Luxor induces total cultural stupefaction. Here, the extremes could not be more dramatic. On the East Bank, the edifices of modern tourism, including the golden arches of McDonalds, vie with the enduring forest of columns and obelisks of Karnak and Luxor Temples. Its strip of luxurious hotels with multi-channel TV, swimming pools and bars can be seen from the West Bank, where people live in mud-brick dwellings and farm the land by hand, cutting sugar-cane stalk by stalk.

The landscape is stunning. Against the backdrop of the white, bone-dry Theban hills, date palms grace the incredibly lush flood plain of the West Bank. Hoopoes and herons swoop along the irrigation canals; there are goats and water buffalo and oxen. Men are dressed uniformly in galabiyya robes and turbans. Little has changed in 3,000 years. The cultivated plain runs in a narrow strip beside the Nile. It comes to a sudden halt beside a strip of asphalt road. On the other side of the road is the desert. Boundless.

Spread across the wadis and hills beyond is the Theban Necropolis, which testifies to the same obsession with death and resurrection that produced the pyramids. Mindful of how these had failed to protect the mummies of the old kingdom pharaohs, later rulers opted for concealment, sinking their tombs in the arid hills and perpetuating their memory with gigantic mortuary temples in the plain below. Security checks and roadblocks have been set up throughout the region, although how you police the boundless desert is anyone's guess.

Our seventy-something guide, Mohammed, whose father and grandfather were also guides, brings us down through the chambers of three of the 64 tombs in the Valley Of The Kings. He is well-known everywhere we go, and his spiel is learned and respectful. He takes us to Hatshepsut's Temple, the scene of the massacre, where a spectacular performance of Aida had taken place only months before, complete with elephants. Mohammed was off on that day in November, he tells us, by quirk of fate. One of the four guards shot dead, however, was a friend.

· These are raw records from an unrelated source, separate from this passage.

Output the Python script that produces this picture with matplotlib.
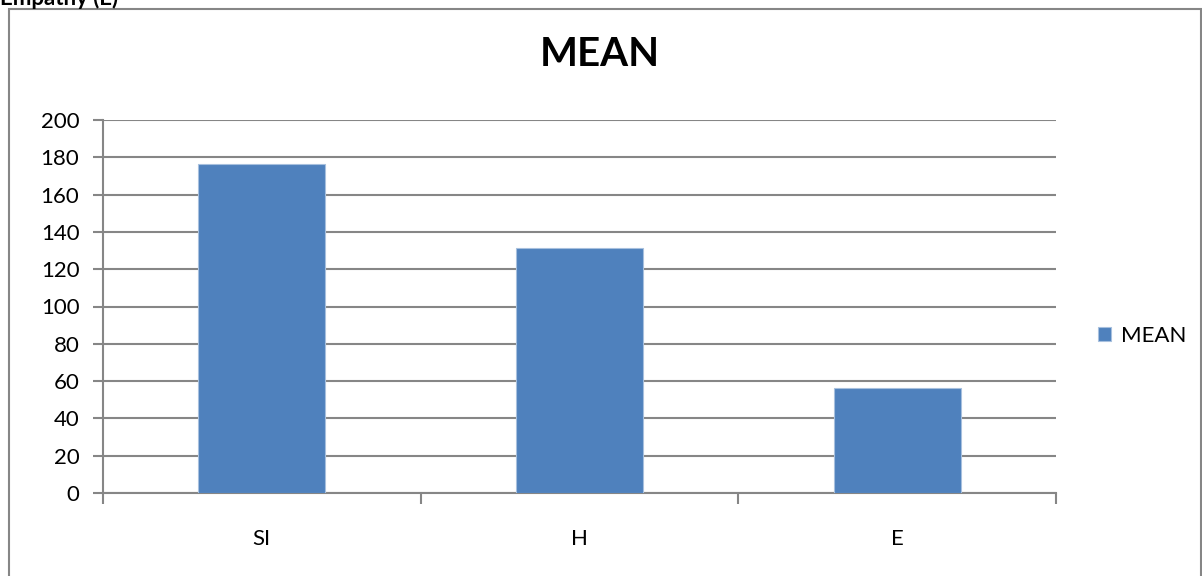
import matplotlib.pyplot as plt
from matplotlib.patches import Rectangle
import numpy as np

categories = ["SI", "H", "E"]
mean_values = [176.5, 131.5, 56.5]
y_ticks = [0, 20, 40, 60, 80, 100, 120, 140, 160, 180, 200]

plt.rcParams['font.family'] = ['Lato', 'DejaVu Sans']

W, H = 1202, 576
fig = plt.figure(figsize=(W / 100, H / 100), dpi=100)
grey = "#868686"
blue = "#4f81bd"

# chart frame (runs off the bottom and right of the picture)
fig.patches.append(Rectangle((9 / W, -0.1), (1201 - 9) / W, 1 - 9 / H + 0.1,
                             transform=fig.transFigure, fill=False,
                             edgecolor=grey, lw=1.5, clip_on=False))
fig.text(0, 1 - 5 / H, "Empathy (E)", fontsize=16, fontweight='bold',
         ha='left', va='baseline')

ax = fig.add_axes([103 / W, 1 - 493 / H, (1056 - 103) / W, (493 - 120) / H])
x = np.arange(len(categories))
ax.bar(x, mean_values, width=0.4, color=blue, edgecolor='#a7c0de',
       linewidth=0.8, label="MEAN", zorder=3)
ax.set_xlim(-0.5, len(categories) - 0.5)
ax.set_ylim(0, 200)
ax.set_yticks(y_ticks)
ax.yaxis.grid(True, color=grey, lw=1.5, zorder=0)
ax.set_xticks(np.arange(len(categories) + 1) - 0.5)
ax.set_xticklabels([])
ax.set_xticks(x, minor=True)
ax.set_xticklabels(categories, minor=True)
ax.tick_params(axis='x', which='major', length=8, width=1.5, color=grey, direction='out')
ax.tick_params(axis='x', which='minor', length=0, pad=26, labelsize=16)
ax.tick_params(axis='y', length=7, width=1.5, color=grey, labelsize=16, pad=10)
for s in ['top', 'right']:
    ax.spines[s].set_visible(False)
for s in ['left', 'bottom']:
    ax.spines[s].set_color(grey)
    ax.spines[s].set_linewidth(1.5)

fig.text(600 / W, 1 - 55 / H, "MEAN", fontsize=29, fontweight='bold',
         ha='center', va='center')

fig.legend(loc='center left', bbox_to_anchor=(1098 / W, 1 - 336 / H),
           frameon=False, fontsize=16, handlelength=0.6, handleheight=0.6,
           handletextpad=0.45, borderpad=0, borderaxespad=0)

fig.savefig("out.png", dpi=100)
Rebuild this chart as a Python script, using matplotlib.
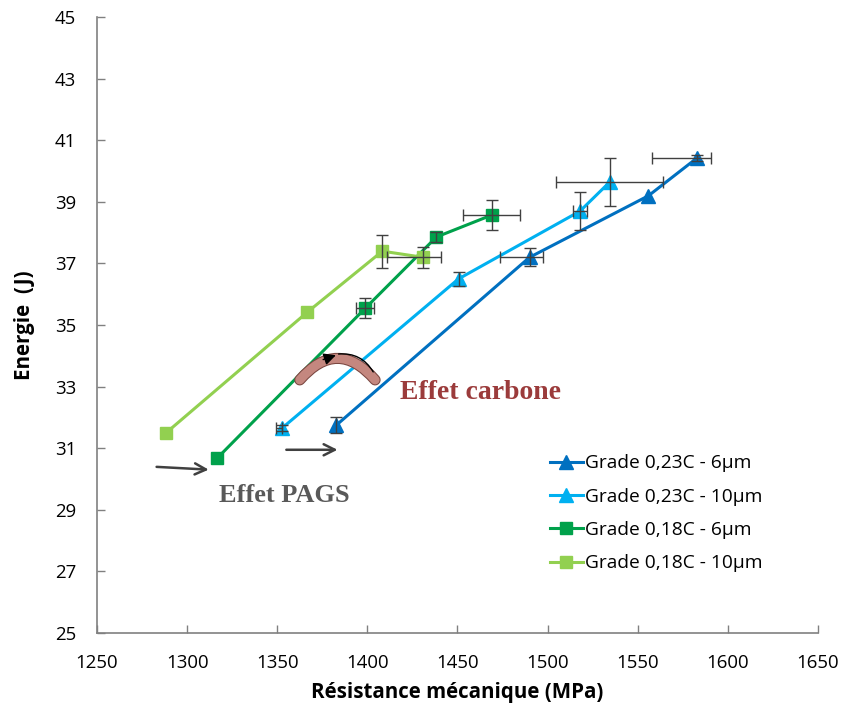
import numpy as np
import matplotlib
matplotlib.use("Agg")
from matplotlib import pyplot as plt
from matplotlib.patches import FancyArrowPatch
import matplotlib.patheffects as pe

plt.rcParams['font.family'] = ['Open Sans', 'DejaVu Sans']

labels = ['Grade 0,23C - 6µm', 'Grade 0,23C - 10µm', 'Grade 0,18C - 6µm', 'Grade 0,18C - 10µm']
colors = ['#0070c0', '#00b0f0', '#00a14b', '#92d050']
markers = ['^', '^', 's', 's']

x_023_6 = [1382.8, 1490.0, 1556.0, 1582.8]
y_023_6 = [31.75, 37.2, 39.2, 40.42]
x_023_10 = [1352.8, 1450.6, 1518.0, 1534.4]
y_023_10 = [31.66, 36.5, 38.7, 39.64]
x_018_6 = [1316.7, 1398.9, 1438.3, 1468.9]
y_018_6 = [30.68, 35.55, 37.86, 38.57]
x_018_10 = [1288.3, 1366.7, 1408.3, 1431.1]
y_018_10 = [31.5, 35.42, 37.4, 37.2]

# error bars (low, high) in MPa and J
xerr_lo_023_6 = [0, 16.5, 0, 25.0]
xerr_hi_023_6 = [0, 7.5, 0, 8.0]
yerr_023_6 = [0.26, 0.29, 0, 0.1]
xerr_lo_023_10 = [3.5, 0, 4.0, 29.8]
xerr_hi_023_10 = [0, 0, 4.0, 29.8]
yerr_023_10 = [0.1, 0.23, 0.62, 0.78]
xerr_lo_018_6 = [0, 5.0, 0, 15.7]
xerr_hi_018_6 = [0, 5.0, 0, 15.7]
yerr_018_6 = [0, 0.32, 0.15, 0.48]
xerr_lo_018_10 = [0, 0, 0, 20.0]
xerr_hi_018_10 = [0, 0, 0, 9.5]
yerr_018_10 = [0, 0, 0.54, 0.35]

series = [
    (x_023_6, y_023_6, xerr_lo_023_6, xerr_hi_023_6, yerr_023_6),
    (x_023_10, y_023_10, xerr_lo_023_10, xerr_hi_023_10, yerr_023_10),
    (x_018_6, y_018_6, xerr_lo_018_6, xerr_hi_018_6, yerr_018_6),
    (x_018_10, y_018_10, xerr_lo_018_10, xerr_hi_018_10, yerr_018_10),
]

fig = plt.figure(figsize=(8.44, 7.07), dpi=100)
ax = fig.add_axes([0.115, 0.1047, 0.854, 0.871])

for (x, y, xl, xh, ye), lab, c, m in zip(series, labels, colors, markers):
    ax.plot(x, y, color=c, lw=2.2, marker=m, markersize=10 if m == '^' else 9,
            label=lab, zorder=3)
    x = np.array(x); y = np.array(y)
    xl = np.array(xl); xh = np.array(xh); ye = np.array(ye)
    kx = (xl + xh) > 0
    if kx.any():
        ax.errorbar(x[kx], y[kx], xerr=[xl[kx], xh[kx]], fmt='none',
                    ecolor='#404040', elinewidth=1, capsize=4, capthick=1, zorder=4)
    ky = ye > 0
    if ky.any():
        ax.errorbar(x[ky], y[ky], yerr=ye[ky], fmt='none',
                    ecolor='#404040', elinewidth=1, capsize=4, capthick=1, zorder=4)

ax.set_xlim(1250, 1650)
ax.set_ylim(25, 45)
ax.set_xticks(np.arange(1250, 1651, 50))
ax.set_yticks(np.arange(25, 46, 2))
ax.spines['top'].set_visible(False)
ax.spines['right'].set_visible(False)
for s in ['left', 'bottom']:
    ax.spines[s].set_color('#808080')
    ax.spines[s].set_linewidth(1.2)
ax.tick_params(direction='in', length=6, width=1, color='#808080',
               labelsize=13.4, labelcolor='#000000', pad=15)

ax.set_xlabel('Résistance mécanique (MPa)', fontsize=14.8, fontweight='bold', labelpad=7)
ax.set_ylabel('Energie  (J)', fontsize=14.8, fontweight='bold', labelpad=14)

ax.legend(loc='upper left', bbox_to_anchor=(0.604, 0.318), frameon=False,
          fontsize=13.8, handlelength=1.75, handletextpad=0.1, labelspacing=0.8)

# annotations
serif = ['Liberation Serif', 'DejaVu Serif']
ax.text(1418, 32.8, 'Effet carbone', family=serif, fontweight='bold',
        fontsize=20, color='#9b3b3b', va='center', ha='left')
ax.text(1317.5, 29.45, 'Effet PAGS', family=serif, fontweight='bold',
        fontsize=19, color='#595959', va='center', ha='left')

ax.annotate('', xy=(1313.5, 30.3), xytext=(1281.5, 30.4),
            arrowprops=dict(arrowstyle='->', color='#404040', lw=1.8,
                            mutation_scale=20))
ax.annotate('', xy=(1385, 30.95), xytext=(1353.5, 30.95),
            arrowprops=dict(arrowstyle='->', color='#404040', lw=1.8,
                            mutation_scale=20))

arc = FancyArrowPatch((1361.5, 33.15), (1405.3, 33.15),
                      connectionstyle='arc3,rad=-0.6', arrowstyle='-',
                      color='#c4877f', lw=6.5, zorder=5,
                      path_effects=[pe.Stroke(linewidth=8, foreground='#7a4640'), pe.Normal()])
ax.add_patch(arc)
ax.add_patch(FancyArrowPatch((1382.5, 34.05), (1404.0, 33.4),
                             connectionstyle='arc3,rad=-0.35', arrowstyle='-',
                             color='black', lw=1, zorder=6))
ax.annotate('', xy=(1384, 34.05), xytext=(1374, 33.85),
            arrowprops=dict(arrowstyle='-|>', color='black', lw=1,
                            mutation_scale=18), zorder=6)

fig.savefig('out.png', dpi=100)
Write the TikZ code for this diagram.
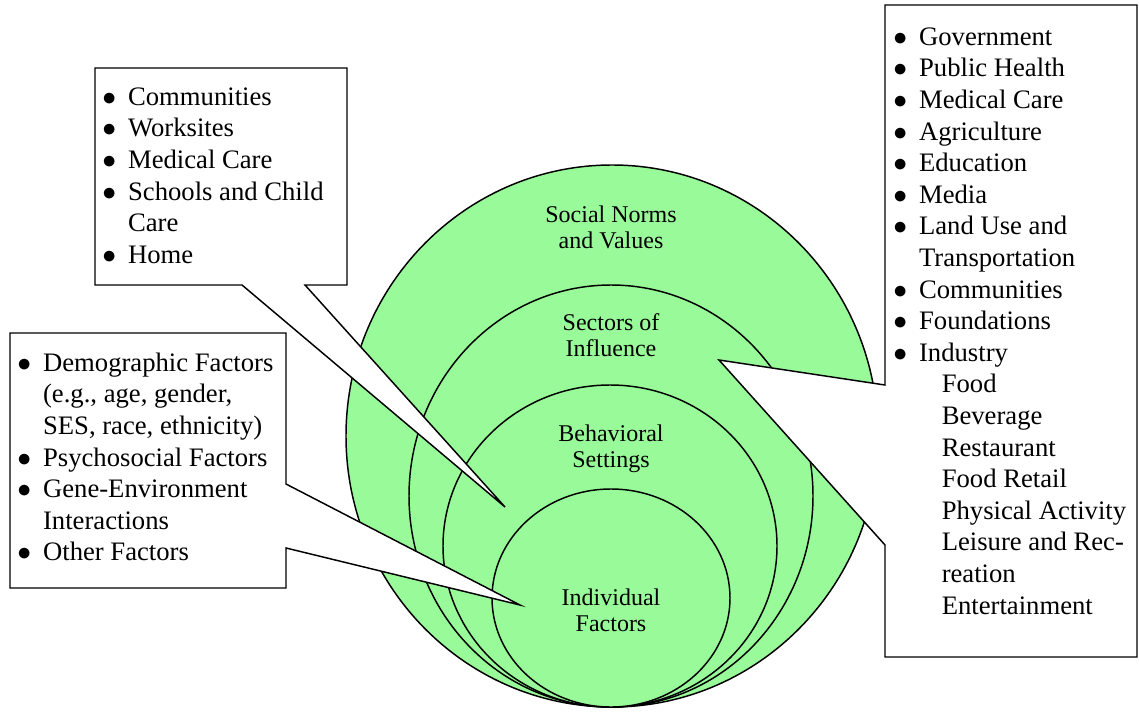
\documentclass[tikz,border=0pt]{standalone}
\usepackage{fontspec}
\setmainfont{Liberation Serif}
\usetikzlibrary{calc}
\definecolor{ringgreen}{RGB}{153,250,153}
\newcommand{\listdot}{$\bullet$}

\begin{document}
\begin{tikzpicture}[
    x=0.75pt, y=-0.75pt,
    ring/.style={draw=black,fill=ringgreen,line width=1.1pt},
    callout/.style={draw=black,fill=white,line width=1.1pt,line join=miter},
    listtext/.style={anchor=north west,inner sep=0pt,align=left,font=\rmfamily\fontsize{20}{23.7}\selectfont},
    ringlabel/.style={align=center,inner sep=0pt,font=\rmfamily\fontsize{18}{19.5}\selectfont}
]
    \useasboundingbox (0,0) rectangle (1139,717);

    % Nested rings, all touching at the bottom
    \draw[ring] (612,436) ellipse [x radius=266, y radius=271];
    \draw[ring] (611,496) ellipse [x radius=202, y radius=211];
    \draw[ring] (610,546) ellipse [x radius=167, y radius=161];
    \draw[ring] (611,598) ellipse [x radius=119, y radius=109];

    % Ring labels
    \node[ringlabel] (norms) at (611,227) {Social Norms\\and Values};
    \node[ringlabel] (sectors) at (611,335) {Sectors of\\Influence};
    \node[ringlabel] (settings) at (611,449) {Behavioral\\Settings};
    \node[ringlabel] (individual) at (611,610) {Individual\\Factors};

    % Callout tips
    \coordinate (settingstip) at (505,507);
    \coordinate (individualtip) at (520,605);
    \coordinate (sectorstip) at (719,360);

    % Callout outlines (box and tail in one path)
    \draw[callout] (305,285) -- (347,285) -- (347,68) -- (95,68) -- (95,285) -- (242,285) -- (settingstip) -- cycle;
    \draw[callout] (286,548) -- (286,588) -- (10,588) -- (10,333) -- (286,333) -- (286,484) -- (individualtip) -- cycle;
    \draw[callout] (885,385) -- (885,5) -- (1137,5) -- (1137,657) -- (885,657) -- (885,545) -- (sectorstip) -- cycle;

    % Callout texts
    \node[listtext] (settingslist) at (102,83) {%
        \begin{tabular}{@{}l@{\hspace{9pt}}l@{}}
            \listdot & Communities\\
            \listdot & Worksites\\
            \listdot & Medical Care\\
            \listdot & Schools and Child\\
                     & Care\\
            \listdot & Home
        \end{tabular}};
    \node[listtext] (individuallist) at (17,349) {%
        \begin{tabular}{@{}l@{\hspace{9pt}}l@{}}
            \listdot & Demographic Factors\\
                     & (e.g., age, gender,\\
                     & SES, race, ethnicity)\\
            \listdot & Psychosocial Factors\\
            \listdot & Gene-Environment\\
                     & Interactions\\
            \listdot & Other Factors
        \end{tabular}};
    \node[listtext] (sectorslist) at (893,23) {%
        \begin{tabular}{@{}l@{\hspace{9pt}}l@{}}
            \listdot & Government\\
            \listdot & Public Health\\
            \listdot & Medical Care\\
            \listdot & Agriculture\\
            \listdot & Education\\
            \listdot & Media\\
            \listdot & Land Use and\\
                     & Transportation\\
            \listdot & Communities\\
            \listdot & Foundations\\
            \listdot & Industry\\
                     & \hspace{17pt}Food\\
                     & \hspace{17pt}Beverage\\
                     & \hspace{17pt}Restaurant\\
                     & \hspace{17pt}Food Retail\\
                     & \hspace{17pt}Physical Activity\\
                     & \hspace{17pt}Leisure and Rec-\\
                     & \hspace{17pt}reation\\
                     & \hspace{17pt}Entertainment
        \end{tabular}};
\end{tikzpicture}
\end{document}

"The people here, they suffer, you know? They have nothing without the tourists, you know? Nothing. Not food. Nothing." We travel back across the verdant plain, this time on camels led by barefoot children. We come to a halt where a woman is cooking beans in a tin buried in smouldering turf. Later, we call into the famous Winter Palace Hotel where the price of a gin and tonic would have bought her a month's food. A SAIL across the Nile at sunset in a traditional felucca is a must. In fact, the cruise ships, with their belly dancers and synthesisers and games rooms, are not unlike the Holyhead ferry. Try the feluccas instead for a spell of contemplative tranquillity and a break from the crowds and hawkers of Luxor - even if you do have to barter the fare.

HMM. Bartering. Yes, shopping is tricky. The hawkers and the haggling can wear you down. Keep your cool and sense of humour, advises the Rough Guide. "Once you begin to know a few characters and begin to understand the score, Luxor seems like a funky soap opera with a cast of thousands."

I asked a young caleche driver to help me find Egyptian cotton sheets and lotus oil. "Not in the tourist souk!" I urged. He brought me to the back streets of the town, past cages of chickens and goats and sheep roaming free, past mountains of beans and pungent spices and herbs, and organised about five different offers of marriage for me instead. "Sheets, I said. I want sheets!" One chancer offered 500 camels for the pleasure of my company. Show me the camels, I said, keeping my cool like the book said.

In any case, all those proposals could only be good for the morale - (the Rough Guide also has a cautionary section on gigolos) - but I'm tempted to go back at Christmas. November to late February are the ideal months to book. March and April are fine, too. With or without fellow tourists, it is sure to be a complex journey through time and conflicting cultures; a journey that will continue to engage your imagination for years to come.